start MATERIAL PROVIDED
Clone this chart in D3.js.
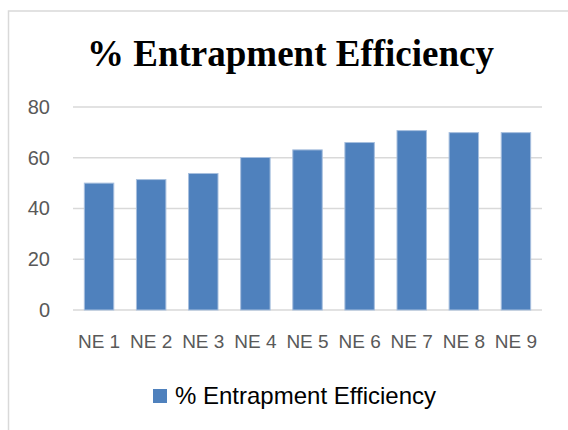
<!DOCTYPE html>
<html>
<head>
<meta charset="utf-8">
<script src="https://cdn.jsdelivr.net/npm/d3@7"></script>
<style>
  body { margin: 0; background: #fff; }
  text { font-family: "Liberation Sans", Arial, sans-serif; }
</style>
</head>
<body>
<script>
var width = 568,
    height = 430;

// data
var categories = ["NE 1", "NE 2", "NE 3", "NE 4", "NE 5", "NE 6", "NE 7", "NE 8", "NE 9"];
var efficiency = [50, 51.4, 53.8, 60.1, 63.1, 66, 70.7, 69.9, 69.9];
var yTicks = [0, 20, 40, 60, 80];
var seriesName = "% Entrapment Efficiency";

var margin = {top: 107, right: 26, bottom: 120, left: 73};

var svg = d3.select("body").append("svg")
    .attr("width", width)
    .attr("height", height);

// chart frame (runs off right / bottom edge)
svg.append("rect")
    .attr("x", 8.5)
    .attr("y", 11)
    .attr("width", width + 10)
    .attr("height", height + 10)
    .attr("fill", "#fff")
    .attr("stroke", "#d9d9d9")
    .attr("stroke-width", 1.5);

var x = d3.scaleBand()
    .domain(categories)
    .range([margin.left, width - margin.right])
    .paddingInner(0.435)
    .paddingOuter(0.2175);

var y = d3.scaleLinear()
    .domain([0, 80])
    .range([310, 107]);

// gridlines
svg.append("g")
    .selectAll("line")
    .data(yTicks)
    .enter()
    .append("line")
    .attr("x1", margin.left)
    .attr("x2", width - margin.right)
    .attr("y1", d => y(d))
    .attr("y2", d => y(d))
    .attr("stroke", "#d9d9d9")
    .attr("stroke-width", 1.5);

// y axis labels
var yAxis = d3.axisLeft(y).tickValues(yTicks).tickSize(0).tickPadding(0);
svg.append("g")
    .attr("transform", "translate(50,0)")
    .call(yAxis)
    .call(g => g.select(".domain").remove())
    .selectAll("text")
    .attr("fill", "#595959")
    .style("font-size", "20px")
    .style("font-family", "Liberation Sans, Arial, sans-serif");

// bars
svg.append("g")
    .selectAll("rect")
    .data(efficiency)
    .enter()
    .append("rect")
    .attr("x", (d, i) => x(categories[i]))
    .attr("y", d => y(d))
    .attr("width", x.bandwidth())
    .attr("height", d => y(0) - y(d))
    .attr("fill", "#4f81bd")
    .attr("stroke", "#a7bfde")
    .attr("stroke-width", 1);

// x axis labels
var xAxis = d3.axisBottom(x).tickSize(0).tickPadding(0);
svg.append("g")
    .attr("transform", "translate(0,334)")
    .call(xAxis)
    .call(g => g.select(".domain").remove())
    .selectAll("text")
    .attr("fill", "#595959")
    .style("font-size", "19px")
    .style("font-family", "Liberation Sans, Arial, sans-serif");

// title
svg.append("text")
    .attr("x", 290.5)
    .attr("y", 66)
    .attr("text-anchor", "middle")
    .style("font-family", "Liberation Serif, Times New Roman, serif")
    .style("font-weight", "bold")
    .style("font-size", "37px")
    .attr("fill", "#000")
    .text(seriesName);

// legend
var legend = svg.append("g").attr("transform", "translate(153,389)");
legend.append("rect")
    .attr("width", 14)
    .attr("height", 14)
    .attr("fill", "#4f81bd");
legend.append("text")
    .attr("x", 22)
    .attr("y", 15)
    .attr("fill", "#000")
    .style("font-size", "24px")
    .text(seriesName);
</script>
</body>
</html>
end MATERIAL PROVIDED
Begin at the first line of the material and copy each line exactly through the one containing "height = 430;". Omit pictures.

**THE COMPLETED TASK**
Clone this chart in D3.js.
<!DOCTYPE html>
<html>
<head>
<meta charset="utf-8">
<script src="https://cdn.jsdelivr.net/npm/d3@7"></script>
<style>
  body { margin: 0; background: #fff; }
  text { font-family: "Liberation Sans", Arial, sans-serif; }
</style>
</head>
<body>
<script>
var width = 568,
    height = 430;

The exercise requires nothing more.